I am both a producer and a Sustainable Agriculture Specialist with the National Center for Appropriate Technology (NCAT). I raise a few cattle, sheep, and rabbits because the price of meat is steadily increasing by leaps and bounds but my main interest has always been plants. Friends or former coworkers, which ever comes first, like Brandon Hawkins call me ‘the Plant Doctor’. Present coworkers call me the ‘mad plant scientist’ and my producer clients like Milton Woods simply call me ‘guru’. I love plants and have done so since I was big enough to help my departed father win ‘yard of the month’ consistently in our Houston home in the Rushwood subdivision back in the day.

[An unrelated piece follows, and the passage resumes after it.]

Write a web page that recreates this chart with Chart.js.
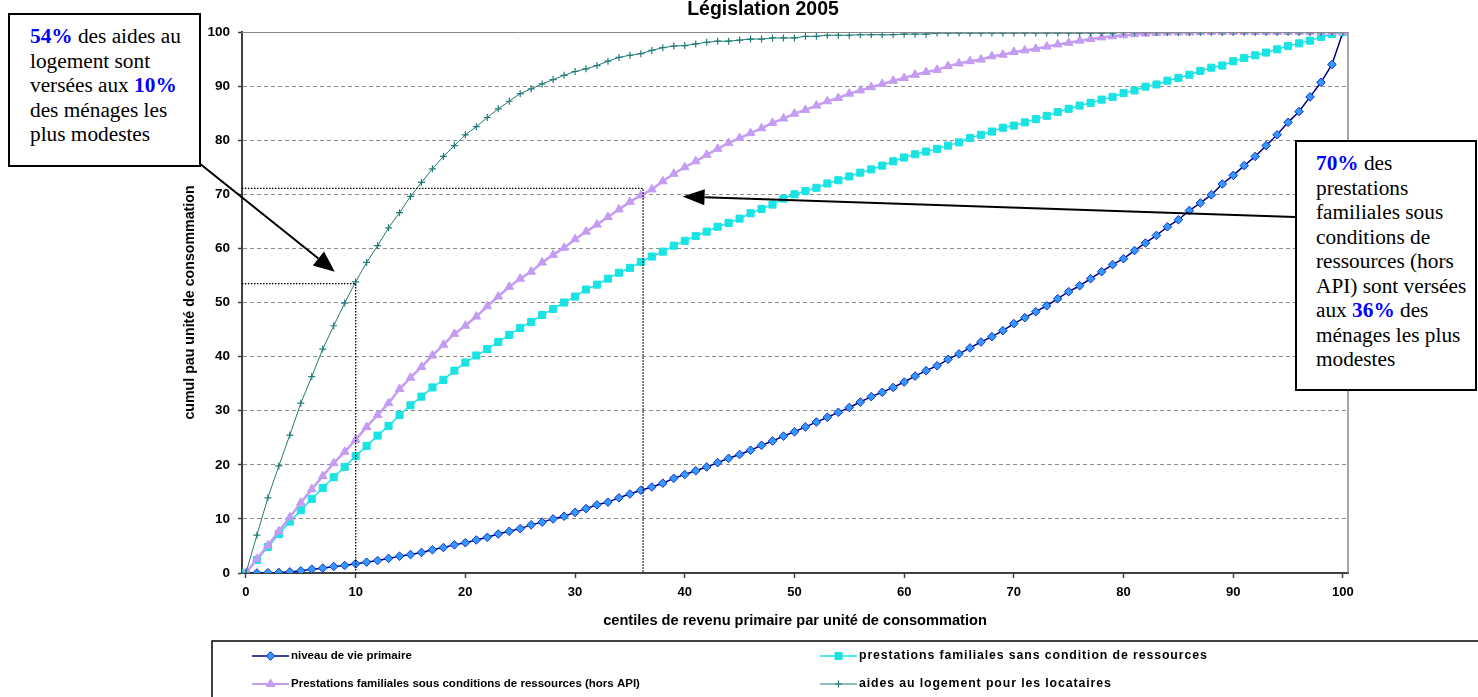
<!DOCTYPE html>
<html><head><meta charset="utf-8">
<script src="https://cdn.jsdelivr.net/npm/chart.js@4/dist/chart.umd.min.js"></script>
<style>
html,body{margin:0;padding:0;background:#fff;width:1478px;height:697px;overflow:hidden;position:relative;}
#c{position:absolute;left:0;top:0;}
.note{position:absolute;background:#fff;border:2px solid #000;font-family:"Liberation Serif","Times New Roman",serif;font-size:21.3px;line-height:24.5px;color:#000;box-sizing:border-box;white-space:nowrap;}
.note b{color:#0000ff;}
#n1{left:8px;top:13px;width:193px;height:154px;padding:9px 0 0 20px;}
#n2{left:1295px;top:140px;width:182px;height:251px;padding:9px 0 0 19px;}
</style></head><body>
<canvas id="c" width="1478" height="697"></canvas>
<div class="note" id="n1"><b>54%</b> des aides au<br>logement sont<br>versées aux <b>10%</b><br>des ménages les<br>plus modestes</div>
<div class="note" id="n2"><b>70%</b> des<br>prestations<br>familiales sous<br>conditions de<br>ressources (hors<br>API) sont versées<br>aux <b>36%</b> des<br>ménages les plus<br>modestes</div>
<script>
const chartTitle = 'Législation 2005';
const xTitle = 'centiles de revenu primaire par unité de consommation';
const yTitle = 'cumul pau unité de consommation';
const seriesNames = ['niveau de vie primaire','prestations familiales sans condition de ressources','Prestations familiales sous conditions de ressources (hors API)','aides au logement pour les locataires'];
const xTicks = [0,10,20,30,40,50,60,70,80,90,100];
const yTicks = [0,10,20,30,40,50,60,70,80,90,100];
const centiles = [0,1,2,3,4,5,6,7,8,9,10,11,12,13,14,15,16,17,18,19,20,21,22,23,24,25,26,27,28,29,30,31,32,33,34,35,36,37,38,39,40,41,42,43,44,45,46,47,48,49,50,51,52,53,54,55,56,57,58,59,60,61,62,63,64,65,66,67,68,69,70,71,72,73,74,75,76,77,78,79,80,81,82,83,84,85,86,87,88,89,90,91,92,93,94,95,96,97,98,99,100];
const niveauVie = [0,0,0.05,0.1,0.2,0.4,0.7,0.9,1.2,1.4,1.7,2.0,2.3,2.7,3.1,3.4,3.8,4.3,4.7,5.2,5.6,6.1,6.6,7.2,7.7,8.2,8.9,9.4,10.0,10.5,11.2,11.9,12.6,13.1,13.9,14.6,15.3,15.9,16.6,17.5,18.2,18.9,19.6,20.4,21.2,21.9,22.7,23.6,24.4,25.3,26.1,27.0,27.9,28.8,29.7,30.6,31.6,32.6,33.4,34.3,35.3,36.4,37.4,38.3,39.5,40.5,41.6,42.7,43.7,44.8,46.1,47.2,48.3,49.4,50.7,52.0,53.1,54.4,55.7,57.0,58.1,59.6,61.0,62.4,64.0,65.3,67.0,68.4,69.9,71.9,73.5,75.3,77.0,79.0,81.0,83.3,85.3,88.0,90.7,94.0,100];
const sansCondition = [0,2.4,4.8,7.2,9.5,11.6,13.7,15.7,17.7,19.6,21.6,23.5,25.4,27.2,29.2,31.0,32.6,34.3,35.7,37.4,38.9,40.2,41.4,42.7,44.0,45.3,46.4,47.7,48.8,50.0,51.1,52.4,53.3,54.4,55.5,56.4,57.5,58.5,59.4,60.5,61.4,62.3,63.1,64.0,64.7,65.5,66.5,67.3,68.1,69.2,70.0,70.6,71.2,72.0,72.6,73.3,74.0,74.6,75.3,76.1,76.8,77.4,77.9,78.4,79.0,79.6,80.4,81.0,81.6,82.3,82.7,83.3,83.9,84.5,85.2,85.8,86.4,86.9,87.5,88.0,88.7,89.2,89.9,90.3,91.0,91.5,92.1,92.8,93.4,93.8,94.6,95.2,95.7,96.2,96.8,97.4,97.9,98.4,99.1,99.6,100];
const sousConditions = [0,2.6,5.1,7.7,10.3,13.0,15.5,17.9,20.3,22.4,24.6,27.0,29.2,31.4,34.0,36.1,38.1,40.2,42.2,44.2,45.7,47.4,49.3,51.1,52.9,54.4,55.7,57.4,58.8,60.1,61.7,63.1,64.4,65.8,67.2,68.6,69.8,70.9,72.4,73.8,75.0,76.1,77.3,78.4,79.5,80.4,81.3,82.2,83.2,84.0,84.9,85.6,86.4,87.2,87.8,88.6,89.2,89.8,90.4,91.0,91.5,92.1,92.6,93.0,93.7,94.2,94.6,94.9,95.5,95.8,96.3,96.6,96.9,97.3,97.7,98.0,98.4,98.7,99.0,99.2,99.4,99.6,99.7,99.8,99.9,99.9,99.9,100,100,100,100,100,100,100,100,100,100,100,100,100,100];
const aidesLogement = [0,7.0,13.9,19.8,25.5,31.4,36.3,41.4,45.7,49.9,53.8,57.4,60.5,63.8,66.6,69.6,72.2,74.7,77.0,79.0,81.0,82.5,84.2,85.8,87.2,88.6,89.5,90.4,91.2,92.0,92.7,93.2,93.8,94.6,95.3,95.7,96.0,96.6,97.1,97.4,97.5,97.8,98.1,98.3,98.3,98.5,98.7,98.7,98.9,98.9,98.9,99.2,99.2,99.4,99.4,99.4,99.5,99.5,99.5,99.5,99.6,99.6,99.6,99.8,99.8,99.8,99.8,99.8,99.8,99.8,99.8,99.8,99.8,99.8,99.8,99.8,99.8,99.8,99.8,99.8,99.9,99.9,99.9,99.9,99.9,99.9,99.9,99.9,99.9,99.9,99.9,99.9,99.9,99.9,99.9,99.9,99.9,99.9,99.9,99.9,100];
// reference guides (data values)
const guide10 = {x:10, y:53.5};
const guide36 = {x:36.2, y:71.1};
const arrowHead1 = {x:8.1, y:55.7};
const arrowHead2 = {x:39.8, y:69.6};

const pts = arr => centiles.map((c,i)=>({x:c, y:arr[i]}));
const FONT = '"Liberation Sans", Arial, sans-serif';

const styles = [
  {line:'#000080', lw:1.5, ps:'rectRot', r:4.3, fill:'#3399ff', stroke:'#1133cc', bw:1},
  {line:'#19e3e3', lw:1.5, ps:'rect', r:5, fill:'#19e3e3', stroke:'#19e3e3', bw:1},
  {line:'#c49cf2', lw:2.5, ps:'triangle', r:5, fill:'#c49cf2', stroke:'#c49cf2', bw:1},
  {line:'#217c78', lw:1, ps:'cross', r:3.5, fill:'#217c78', stroke:'#217c78', bw:1.2}
];
const seriesData = [niveauVie, sansCondition, sousConditions, aidesLogement];

function drawMarker(ctx, st, x, y){
  ctx.save();
  ctx.fillStyle = st.fill; ctx.strokeStyle = st.stroke; ctx.lineWidth = st.bw;
  ctx.beginPath();
  const r = st.r;
  if (st.ps==='rectRot'){ ctx.moveTo(x,y-r); ctx.lineTo(x+r,y); ctx.lineTo(x,y+r); ctx.lineTo(x-r,y); ctx.closePath(); ctx.fill(); ctx.stroke(); }
  else if (st.ps==='rect'){ const s=r*Math.SQRT1_2; ctx.rect(x-s,y-s,2*s,2*s); ctx.fill(); ctx.stroke(); }
  else if (st.ps==='triangle'){ ctx.moveTo(x,y-r); ctx.lineTo(x+r*0.866,y+r*0.5); ctx.lineTo(x-r*0.866,y+r*0.5); ctx.closePath(); ctx.fill(); ctx.stroke(); }
  else { ctx.moveTo(x-r,y); ctx.lineTo(x+r,y); ctx.moveTo(x,y-r); ctx.lineTo(x,y+r); ctx.stroke(); }
  ctx.restore();
}

function arrow(ctx, x1,y1,x2,y2, len, half){
  const a = Math.atan2(y2-y1, x2-x1);
  const bx = x2 - len*Math.cos(a), by = y2 - len*Math.sin(a);
  ctx.save();
  ctx.strokeStyle='#000'; ctx.fillStyle='#000'; ctx.lineWidth=2;
  ctx.beginPath(); ctx.moveTo(x1,y1); ctx.lineTo(bx,by); ctx.stroke();
  ctx.beginPath(); ctx.moveTo(x2,y2);
  ctx.lineTo(bx + half*Math.sin(a), by - half*Math.cos(a));
  ctx.lineTo(bx - half*Math.sin(a), by + half*Math.cos(a));
  ctx.closePath(); ctx.fill();
  ctx.restore();
}

const overlay = {
  id:'overlay',
  afterDatasetsDraw(chart){
    const {ctx, chartArea:a, scales:{x, y}} = chart;
    ctx.save();
    ctx.strokeStyle='#888'; ctx.lineWidth=1;
    ctx.beginPath(); ctx.moveTo(a.left, a.top+0.5); ctx.lineTo(a.right, a.top+0.5); ctx.stroke();
    ctx.lineWidth=1.5;
    ctx.beginPath(); ctx.moveTo(a.right, a.top); ctx.lineTo(a.right, a.bottom); ctx.stroke();
    ctx.strokeStyle='#000'; ctx.lineWidth=1.3; ctx.setLineDash([1.5,1.5]);
    for (const g of [guide10, guide36]){
      const gx = x.getPixelForValue(g.x), gy = y.getPixelForValue(g.y);
      ctx.beginPath(); ctx.moveTo(a.left, gy); ctx.lineTo(gx, gy); ctx.lineTo(gx, a.bottom); ctx.stroke();
    }
    ctx.setLineDash([]);
    ctx.restore();
  },
  afterDraw(chart){
    const {ctx, scales:{x, y}} = chart;
    const cr = chart.canvas.getBoundingClientRect();
    const r1 = document.getElementById('n1').getBoundingClientRect();
    const r2 = document.getElementById('n2').getBoundingClientRect();
    arrow(ctx, r1.right-2-cr.left, r1.bottom-4-cr.top, x.getPixelForValue(arrowHead1.x), y.getPixelForValue(arrowHead1.y), 21, 9);
    arrow(ctx, r2.left-cr.left, r2.top+77-cr.top, x.getPixelForValue(arrowHead2.x), y.getPixelForValue(arrowHead2.y), 22, 8);
    // legend
    ctx.save();
    ctx.strokeStyle='#000'; ctx.lineWidth=1.5;
    ctx.strokeRect(212, 641, 1300, 80);
    const cols = [{ls:252, le:289, sp:0, fs:11.5}, {ls:820, le:857, sp:0.9, fs:12.3}];
    const rows = [656, 684];
    const order = [[0,0],[1,0],[0,1],[1,1]];
    seriesNames.forEach((name, i)=>{
      const c = cols[order[i][0]], ry = rows[order[i][1]], st = styles[i];
      ctx.strokeStyle = st.line; ctx.lineWidth = Math.min(st.lw, 2);
      ctx.beginPath(); ctx.moveTo(c.ls, ry); ctx.lineTo(c.le, ry); ctx.stroke();
      drawMarker(ctx, st, (c.ls+c.le)/2, ry);
      ctx.save();
      ctx.font = 'bold ' + c.fs + 'px ' + FONT; ctx.fillStyle='#000'; ctx.textBaseline='middle';
      if ('letterSpacing' in ctx) ctx.letterSpacing = c.sp + 'px';
      ctx.fillText(name, c.le+2, ry);
      ctx.restore();
    });
    ctx.restore();
  }
};

new Chart(document.getElementById('c'), {
  type:'line',
  data:{
    datasets: seriesNames.map((name,i)=>({
      label:name, data:pts(seriesData[i]),
      borderColor:styles[i].line, borderWidth:styles[i].lw, tension:0,
      pointStyle:styles[i].ps, pointRadius:styles[i].r,
      pointBackgroundColor:styles[i].fill, pointBorderColor:styles[i].stroke, pointBorderWidth:styles[i].bw,
      order: 4-i
    }))
  },
  options:{
    responsive:false, animation:false, devicePixelRatio:1,
    layout:{padding:{left:178, right:130, top:0, bottom:64}},
    plugins:{
      legend:{display:false}, tooltip:{enabled:false},
      title:{display:true, text:chartTitle, color:'#000', font:{family:FONT, weight:'bold', size:19.5, lineHeight:1}, padding:{top:0, bottom:12.5}}
    },
    scales:{
      x:{type:'linear', min:-0.36, max:100.46,
        afterBuildTicks:s=>{ s.ticks = xTicks.map(v=>({value:v})); },
        afterFit:s=>{ s.height = 60; },
        ticks:{color:'#000', font:{family:FONT, weight:'bold', size:13}, padding:7, maxRotation:0, autoSkip:false},
        grid:{drawOnChartArea:false, drawTicks:true, tickLength:5, tickColor:'#404040', tickWidth:1.5},
        border:{display:true, color:'#404040', width:2},
        title:{display:true, text:xTitle, color:'#000', font:{family:FONT, weight:'bold', size:14.6}, padding:{top:0, bottom:3}}
      },
      y:{type:'linear', min:0, max:100,
        afterBuildTicks:s=>{ s.ticks = yTicks.map(v=>({value:v})); },
        afterFit:s=>{ s.width = 64; },
        ticks:{color:'#000', font:{family:FONT, weight:'bold', size:13.5}, padding:8, autoSkip:false},
        grid:{drawOnChartArea:true, drawTicks:true, tickLength:4, tickColor:'#404040', tickWidth:1.5, lineWidth:1,
          color: c => (c.tick && (c.tick.value===0 || c.tick.value===100)) ? 'rgba(0,0,0,0)' : '#8c8c8c'},
        border:{display:true, color:'#404040', width:2, dash:[4,3]},
        title:{display:true, text:yTitle, color:'#000', font:{family:FONT, weight:'bold', size:14.2}, padding:{top:4, bottom:0}}
      }
    }
  },
  plugins:[overlay]
});
</script>
</body></html>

Back in 2010-11 when I was University Greenhouse Manager at Prairie View A&M University when all the fields were dried up and dead, I had crops in the field growing at heights of 6 to 7 to even 8 feet tall, with no irrigation, no fertilization and no need for pest control… because I know how to match the right crop with the right growing conditions.
After my stint in graduate school, I decided I did not want to spray and synthetic chemicals on anything I grew because my research was on cotton which is one of the most chemically treated crops you can find. As a poor, struggling graduate student I often went hungry and one of the weeds in the cotton field, what we call ‘smell melons’, which are just a diminutive relative of cantaloupes or honeydew melons, were the only meal I had some days. I knew they’d been sprayed with a buncha stuff, but I ate them anyway… it’s a reality I always keep in mind. Food shouldn’t be sprayed with anything that kills anything; work with Nature to provide abundance on the given piece of land.
I bring that philosophy into my daily work at the NCAT where I get to do my most favorite thing after growing plants which is teaching folks about plants. At PVAMU I was mentored by a cadre of caring extension, research, and academic professionals with the mindset of serving the under-served. It’s an 1890 Land-Grant institution and the Land-Grants were made to teach farmers by means of the Cooperative Extension Program. The way it’s supposed to work is that the researchers discover new techniques and the extension personnel translate the scientist’s lab work into something that the farmers can understand so that the community as a whole benefits from the research.
When I came to NCAT I brought that mentality with me and that’s reflected in my work and the grants I have been awarded. My clients have often told me that when I teach I don’t ‘gatekeep’ knowledge, I’m going to teach everything I know about the subject at hand because like those old commercials “If you (as my client) don’t look good, I (as your mentor) don’t look good.”